Nesse sentido, o secretário defende a aprovação da proposta de reforma da Previdência que já está no Congresso, pois ela propõe uma transição bastante lenta, de 20 anos, para a idade mínima de 65 anos em todas as aposentadorias. Ele destaca que o trabalhador “mais vulnerável” já se aposenta com essa idade. Os servidores e aqueles que se aposentam por contribuição acabam tendo idade média bem abaixo disso, de 49 e 54 anos, respectivamente. “Temos chance se o país conseguir, mesmo que gradualmente, fazer esse ajuste fiscal, aprovando a reforma da Previdência, que é gradual”, explica.

Complexidade

Mansueto também reforça a necessidade de critérios mais apurados de avaliação do gasto público como forma de ajuste fiscal. “Temos que fazer um melhor uso do dinheiro público. O Brasil é um país extremamente complexo. A nossa sociedade quer proteção do Estado, o que é compreensível, mas temos um problema muito grande, que é o elevado nível do gasto público, semelhante ao de país rico”, destaca.

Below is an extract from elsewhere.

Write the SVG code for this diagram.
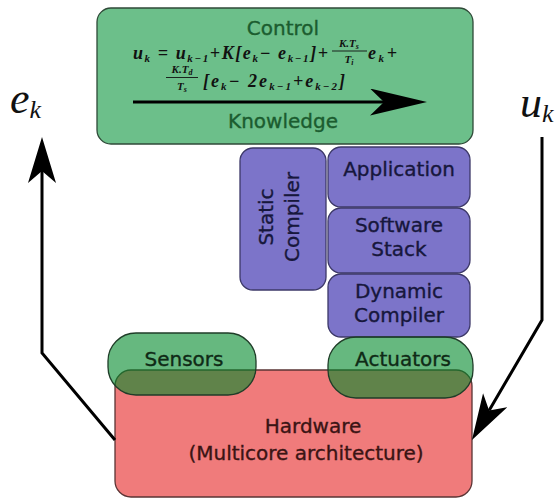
<svg xmlns="http://www.w3.org/2000/svg" width="560" height="501" viewBox="0 0 560 501">
<style>
.lbl{font-family:"DejaVu Sans",sans-serif;font-size:20px;text-anchor:middle;stroke-width:0.35}
.g{fill:#1b5c2f;stroke:#1b5c2f}
.p{fill:#17173c;stroke:#17173c}
.h{fill:#3a1414;stroke:#3a1414}
.d{fill:#0f2a16;stroke:#0f2a16}
.m{font-family:"Liberation Serif",serif;font-style:italic;font-weight:bold;fill:#111}
.big{font-family:"Liberation Serif",serif;font-style:italic;fill:#111}
.box{stroke-width:1.3}
.conn{fill:none;stroke:#000;stroke-width:3}
.fl{stroke:#111;stroke-width:0.9}
</style>
<defs>
<marker id="ah" viewBox="0 0 46 28" refX="12" refY="14" markerWidth="46" markerHeight="28" markerUnits="userSpaceOnUse" orient="auto">
<path d="M0,0 L46,14 L0,28 L12,14 Z" fill="#000"/>
</marker>
<marker id="ahc" viewBox="0 0 57 27" refX="14" refY="13.5" markerWidth="57" markerHeight="27" markerUnits="userSpaceOnUse" orient="auto">
<path d="M0,0 L57,13.5 L0,27 L14,13.5 Z" fill="#000"/>
</marker>
</defs>

<g id="control">
<rect class="box" x="97" y="8" width="376" height="136" rx="14" fill="#6cbf8a" stroke="#2f4a38"/>
<text class="lbl g" x="283" y="35">Control</text>
<text class="m" font-size="18" x="133" y="59" textLength="195" lengthAdjust="spacing">u<tspan font-size="11" dy="3">k</tspan><tspan dy="-3"> = u</tspan><tspan font-size="11" dy="3">k−1</tspan><tspan dy="-3">+K[e</tspan><tspan font-size="11" dy="3">k</tspan><tspan dy="-3">− e</tspan><tspan font-size="11" dy="3">k−1</tspan><tspan dy="-3">]+</tspan></text>
<text class="m" font-size="11" x="349" y="47" text-anchor="middle">K.T<tspan font-size="8" dy="2">s</tspan></text>
<line class="fl" x1="332" y1="51" x2="367" y2="51"/>
<text class="m" font-size="11" x="349" y="63" text-anchor="middle">T<tspan font-size="8" dy="2">i</tspan></text>
<text class="m" font-size="18" x="368" y="59" textLength="29" lengthAdjust="spacing">e<tspan font-size="11" dy="3">k</tspan><tspan dy="-3">+</tspan></text>
<text class="m" font-size="11" x="182" y="73" text-anchor="middle">K.T<tspan font-size="8" dy="2">d</tspan></text>
<line class="fl" x1="166" y1="77.5" x2="198" y2="77.5"/>
<text class="m" font-size="11" x="182" y="90" text-anchor="middle">T<tspan font-size="8" dy="2">s</tspan></text>
<text class="m" font-size="18" x="203" y="87" textLength="142" lengthAdjust="spacing">[e<tspan font-size="11" dy="3">k</tspan><tspan dy="-3">− 2e</tspan><tspan font-size="11" dy="3">k−1</tspan><tspan dy="-3">+e</tspan><tspan font-size="11" dy="3">k−2</tspan><tspan dy="-3">]</tspan></text>
<text class="lbl g" x="283" y="128">Knowledge</text>
</g>

<g id="static-compiler">
<rect class="box" x="240" y="148" width="86" height="142" rx="13" fill="#7c74c9" stroke="#3c3868"/>
<text class="lbl p" transform="translate(283,217) rotate(-90)" y="-10">Static</text>
<text class="lbl p" transform="translate(283,217) rotate(-90)" y="16">Compiler</text>
</g>

<g id="application">
<rect class="box" x="328" y="147" width="142" height="60" rx="13" fill="#7c74c9" stroke="#3c3868"/>
<text class="lbl p" x="399" y="176">Application</text>
</g>

<g id="software-stack">
<rect class="box" x="328" y="208" width="142" height="65" rx="13" fill="#7c74c9" stroke="#3c3868"/>
<text class="lbl p" x="399" y="232">Software</text>
<text class="lbl p" x="399" y="256">Stack</text>
</g>

<g id="dynamic-compiler">
<rect class="box" x="328" y="274" width="142" height="63" rx="13" fill="#7c74c9" stroke="#3c3868"/>
<text class="lbl p" x="399" y="298">Dynamic</text>
<text class="lbl p" x="399" y="322">Compiler</text>
</g>

<g id="hardware">
<rect class="box" x="115" y="370" width="357" height="127" rx="16" fill="#f07b7b" stroke="#5a3434"/>
<text class="lbl h" x="313" y="433">Hardware</text>
<text class="lbl h" x="306" y="460">(Multicore architecture)</text>
</g>

<g id="sensors">
<rect class="box" x="108" y="333" width="148" height="62" rx="28" fill="#00892a" fill-opacity="0.6" stroke="#1f3d28"/>
<text class="lbl d" x="184" y="366">Sensors</text>
</g>

<g id="actuators">
<rect class="box" x="328" y="337" width="145" height="61" rx="28" fill="#00892a" fill-opacity="0.6" stroke="#1f3d28"/>
<text class="lbl d" x="403" y="366">Actuators</text>
</g>

<g id="labels">
<text class="big" font-size="44" x="10" y="113">e<tspan font-size="26" dy="5">k</tspan></text>
<text class="big" font-size="44" x="520" y="117">u<tspan font-size="26" dy="5">k</tspan></text>
</g>

<g id="connectors">
<path class="conn" d="M133,102 L384,102" marker-end="url(#ahc)"/>
<path class="conn" d="M115,440 L42,353 L42,171" marker-end="url(#ah)"/>
<path class="conn" d="M542,137 L542,320 L489.1,410.6" marker-end="url(#ah)"/>
</g>
</svg>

Ele lembra que essa medida também é defendida pela CNI e que o governo começou a fazer. “É preciso avaliar as políticas públicas para tentarmos entender o que deu certo e o que deu errado para não repetirmos os erros. Nós cometemos erros sucessivos e não faltou dinheiro no Brasil em várias áreas. Em educação, nos últimos 10 anos, o crescimento do gasto no âmbito federal, em termos reais, foi de 7,4% ao ano. Isso é uma taxa de crescimento muito forte em qualquer país do mundo. Mas esse crescimento tão forte no gasto com educação não se transformou em aumento de produtividade”, lamenta.


Como exemplo de desperdício de recursos públicos, o secretário cita o estádio Mané Garrincha, em Brasília, o mais caro da Copa de 2014. “Temos um estádio maravilhoso, com capacidade para 65 mil pessoas em uma cidade que não tem time de futebol. Uma cidade em que 900 pessoas vão para o campo em uma final de campeonato. Um exemplo melhor de desperdício de dinheiro público não tem”, critica.